SELF-AFFIRMATION • Self affirmation and Cultural Values • How do you connect with Africans/Nigerians, especially young people? • White Collar jobs: Less than favourable preconceptions of skilled employment – notions which derived from the hangover of the colonial experience. • Anecdotal evidence from the post-colonial societies indicate that White Collar jobs are more popular than jobs in sectors critical for growth (agriculture, power, small enterprises). • Revering of money as the single most important criterion of social ranking. • Money rewards as important criterion in comparative ranking of occupations. • Hankering after status symbols.
THE UNIVERSITY/HIGHER EDUCATION IDEA The guidelines and parameters guiding membership of the university system are clear and unambiguous: 1. the university exists to serve the community and the nation; 2. provide the best education to students; 3. impart requisite knowledge, skills, and attitudes; 4. promote civic engagement; 5. build and maintain a strong bond of partnership among academic staff, students, and the administration; and, 6. promote a culture of academic freedom, including freedom of thought and religion What are the implications of the foregoing for the future of higher education in Africa? Are African Universities bare imitators or mechanisms of liberation and development?

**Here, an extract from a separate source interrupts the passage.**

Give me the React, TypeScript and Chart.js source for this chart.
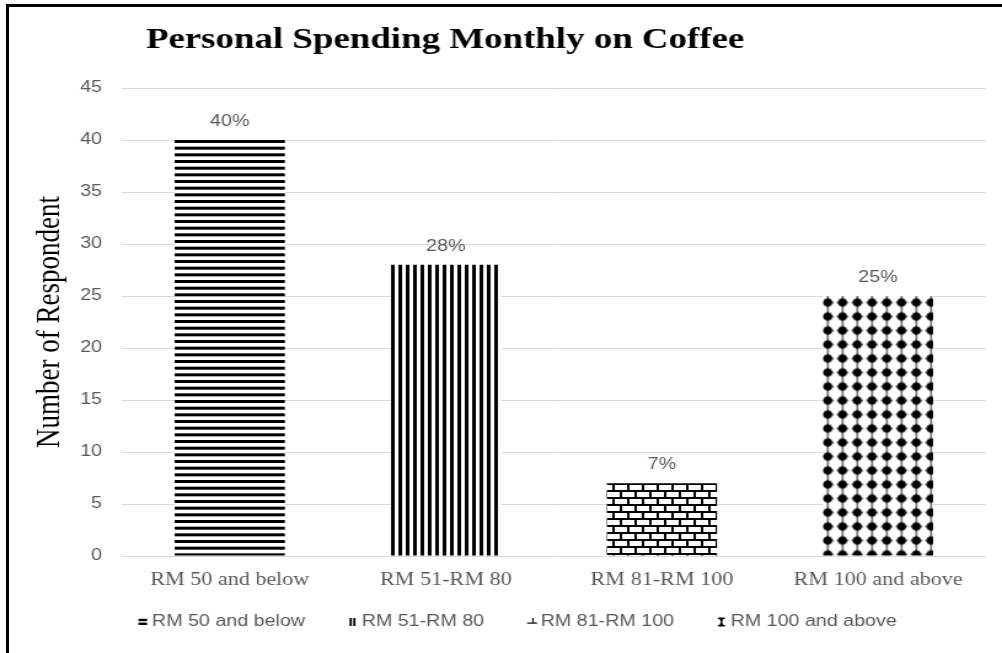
import { useEffect, useRef } from 'react';
import { Chart, registerables } from 'chart.js';

Chart.register(...registerables);

// ---- data ----
const categories = ['RM 50 and below', 'RM 51-RM 80', 'RM 81-RM 100', 'RM 100 and above'];
const respondents = [40, 28, 7, 25];
const percentLabels = ['40%', '28%', '7%', '25%'];
const yMin = 0;
const yMax = 45;
const yStep = 5;
const chartTitle = 'Personal Spending Monthly on Coffee';
const yAxisTitle = 'Number of Respondent';

// ---- layout / style ----
const SX = 1.2295; // horizontal stretch of the reference image
const W = 815;
const H = 653;
const GREY = '#595959';

function tile(
  w: number,
  h: number,
  draw: (g: CanvasRenderingContext2D) => void,
  tx = 0,
  ty = 0
): CanvasPattern {
  const c = document.createElement('canvas');
  c.width = w;
  c.height = h;
  const g = c.getContext('2d')!;
  draw(g);
  const p = document.createElement('canvas').getContext('2d')!.createPattern(c, 'repeat') as CanvasPattern;
  if (tx || ty) {
    try {
      p.setTransform(new DOMMatrix([1, 0, 0, 1, tx, ty]));
    } catch (e) {
      /* ignore */
    }
  }
  return p;
}

function hLines() {
  return tile(8, 20, (g) => {
    g.fillStyle = '#fff';
    g.fillRect(0, 0, 8, 20);
    g.fillStyle = '#000';
    g.fillRect(0, 0, 8, 3);
    g.fillRect(0, 6.67, 8, 3);
    g.fillRect(0, 13.33, 8, 3);
  });
}

function vLines() {
  return tile(6, 8, (g) => {
    g.fillStyle = '#fff';
    g.fillRect(0, 0, 6, 8);
    g.fillStyle = '#000';
    g.fillRect(0, 0, 3, 8);
  });
}

function bricks() {
  return tile(12, 14, (g) => {
    g.fillStyle = '#000';
    g.fillRect(0, 0, 12, 14);
    g.fillStyle = '#fff';
    g.fillRect(2, 2, 10, 5);
    g.fillRect(8, 9, 4, 5);
    g.fillRect(0, 9, 6, 5);
  });
}

function dots() {
  return tile(
    12,
    14,
    (g) => {
      g.fillStyle = '#fff';
      g.fillRect(0, 0, 12, 14);
      g.fillStyle = '#000';
      g.fillRect(5.6, 0, 0.9, 14);
      g.beginPath();
      g.ellipse(6, 7, 3.7, 4.1, 0, 0, Math.PI * 2);
      g.fill();
      g.beginPath();
      g.moveTo(0.6, 7);
      g.lineTo(6, 5.0);
      g.lineTo(11.4, 7);
      g.lineTo(6, 9.0);
      g.closePath();
      g.fill();
      g.beginPath();
      g.moveTo(6, 1.2);
      g.lineTo(7.4, 7);
      g.lineTo(6, 12.8);
      g.lineTo(4.6, 7);
      g.closePath();
      g.fill();
    },
    7.2,
    1.5
  );
}

// small legend glyphs, drawn at the legend's own hit boxes
function drawLegendIcon(ctx: CanvasRenderingContext2D, i: number, x: number, cy: number) {
  ctx.fillStyle = '#000';
  if (i === 0) {
    ctx.fillRect(x, cy - 3.2, 7, 2.4);
    ctx.fillRect(x, cy + 0.6, 7, 2.4);
  } else if (i === 1) {
    ctx.fillRect(x + 1.2, cy - 4, 1.8, 8);
    ctx.fillRect(x + 4.2, cy - 4, 1.8, 8);
  } else if (i === 2) {
    ctx.fillRect(x, cy + 0.5, 8, 1.2);
    ctx.fillRect(x + 4.2, cy - 4, 1.1, 5);
  } else {
    ctx.fillRect(x + 0.8, cy - 4.5, 5.6, 1.6);
    ctx.fillRect(x + 0.8, cy + 2.9, 5.6, 1.6);
    ctx.beginPath();
    ctx.moveTo(x + 2.2, cy - 3);
    ctx.lineTo(x + 5, cy - 3);
    ctx.lineTo(x + 4.2, cy);
    ctx.lineTo(x + 5, cy + 3);
    ctx.lineTo(x + 2.2, cy + 3);
    ctx.lineTo(x + 3, cy);
    ctx.closePath();
    ctx.fill();
  }
}

const customPlugin = {
  id: 'customDecor',
  afterLayout(chart: any) {
    // let the category labels overflow their box instead of being clipped
    const x = chart.scales.x;
    if (x) x.bottom = x.top + 60;
  },
  afterDatasetsDraw(chart: any) {
    const ctx = chart.ctx as CanvasRenderingContext2D;
    const meta = chart.getDatasetMeta(0);
    ctx.save();
    ctx.font = '16px "Liberation Sans"';
    ctx.fillStyle = GREY;
    ctx.textAlign = 'center';
    ctx.textBaseline = 'alphabetic';
    meta.data.forEach((el: any, i: number) => {
      ctx.fillText(percentLabels[i], el.x, el.y - 14);
    });
    ctx.restore();
  },
  afterDraw(chart: any) {
    const ctx = chart.ctx as CanvasRenderingContext2D;
    ctx.save();
    ctx.font = 'bold 30px "Liberation Serif"';
    ctx.fillStyle = '#000';
    ctx.textAlign = 'center';
    ctx.textBaseline = 'alphabetic';
    ctx.fillText(chartTitle, 362, 48);
    const boxes = chart.legend && chart.legend.legendHitBoxes;
    if (boxes) {
      boxes.forEach((hb: any, i: number) => {
        drawLegendIcon(ctx, i, hb.left + 4, hb.top + 8);
      });
    }
    ctx.restore();
  },
};

export default function App() {
  const ref = useRef<HTMLCanvasElement>(null);

  useEffect(() => {
    const canvas = ref.current!;
    const patterns = [hLines(), vLines(), bricks(), dots()];
    const chart = new Chart(canvas, {
      type: 'bar',
      data: {
        labels: categories,
        datasets: [
          {
            label: yAxisTitle,
            data: respondents,
            backgroundColor: patterns as any,
            borderWidth: 0,
            barPercentage: 0.51,
            categoryPercentage: 1,
          },
        ],
      },
      options: {
        responsive: false,
        animation: false,
        devicePixelRatio: 1,
        layout: { padding: { top: 88, left: 36, right: 13, bottom: 13 } },
        plugins: {
          title: { display: false },
          tooltip: { enabled: false },
          legend: {
            display: true,
            position: 'bottom',
            onClick: () => {},
            labels: {
              boxWidth: 7,
              boxHeight: 7,
              padding: 31,
              color: GREY,
              font: { family: '"Liberation Sans"', size: 16 },
              generateLabels: () =>
                categories.map((c, i) => ({
                  text: c,
                  fillStyle: 'rgba(0,0,0,0)',
                  strokeStyle: 'rgba(0,0,0,0)',
                  lineWidth: 0,
                  hidden: false,
                  index: i,
                  datasetIndex: 0,
                  fontColor: GREY,
                })),
            },
          },
        },
        scales: {
          x: {
            grid: { display: false, drawTicks: false },
            border: { display: false },
            ticks: {
              color: GREY,
              font: { family: '"Liberation Serif"', size: 18 },
              padding: 13,
              maxRotation: 0,
              autoSkip: false,
            },
            afterFit: (s: any) => {
              s.height = 27;
            },
          },
          y: {
            min: yMin,
            max: yMax,
            grid: { color: '#d9d9d9', lineWidth: 1, drawTicks: false },
            border: { display: false },
            ticks: {
              stepSize: yStep,
              color: GREY,
              font: { family: '"Liberation Sans"', size: 16 },
              padding: 16,
            },
            title: {
              display: true,
              text: yAxisTitle,
              color: '#000',
              font: { family: '"Liberation Serif"', size: 27 },
              padding: { top: -11, bottom: 0 },
            },
            afterFit: (s: any) => {
              s.width = 63;
            },
          },
        },
      },
      plugins: [customPlugin],
    });
    return () => chart.destroy();
  }, []);

  return (
    <div
      style={{
        position: 'absolute',
        left: 0,
        top: 0,
        width: 1002,
        height: 653,
        overflow: 'hidden',
        background: '#fff',
      }}
    >
      <div
        style={{
          position: 'absolute',
          left: 0,
          top: 0,
          width: W,
          height: H,
          transform: `scaleX(${SX})`,
          transformOrigin: '0 0',
        }}
      >
        <canvas ref={ref} width={W} height={H} style={{ width: W, height: H }} />
      </div>
      <div
        style={{
          position: 'absolute',
          left: 6,
          top: 4,
          width: 1200,
          height: 800,
          border: '3px solid #000',
          boxSizing: 'border-box',
          pointerEvents: 'none',
        }}
      />
    </div>
  );
}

THE UNIVERSITY/HIGHER EDUCATION IDEA (2) • Eric Ashby in his Investment in Education (1974) in defining Universities as ‘results of heredity and environment’ had criticized universities in Africa as transplants from Europe that are not doing too well because “the strains planted were not the most suitable.” He then prescribed their cross-breeding with American types, to improve their performance and improve their adaptation to the African environment. • The World Bank in a 1987 report had been critical of the performance of the African University that had shown high promise in the 1970s. • It had pointed out that not only have the universities shown signs of deterioration but were “no longer well suited to the requirements for development.” • World Bank, Educational Policies for sub-Saharan Africa: Adjustment, Revitalization and Expansion, 2 vols , 1987
THINKING OUT OF THE BOX • There is the need to retool the mechanisms by which African societies in the modern world generate the knowledge and innovation which African peoples need for survival and sustenance. • Attack the values first : the value that believes in getting rich quick and certain occupations being short-cuts to power, wealth and privilege. • Encourage hands-on experience • Reinstate community education and citizen involvement. This can serve as catalyst for bringing resources to bear on community problems • Encourage volunteerism in higher institutions as a tool of engendering the resocialization of society.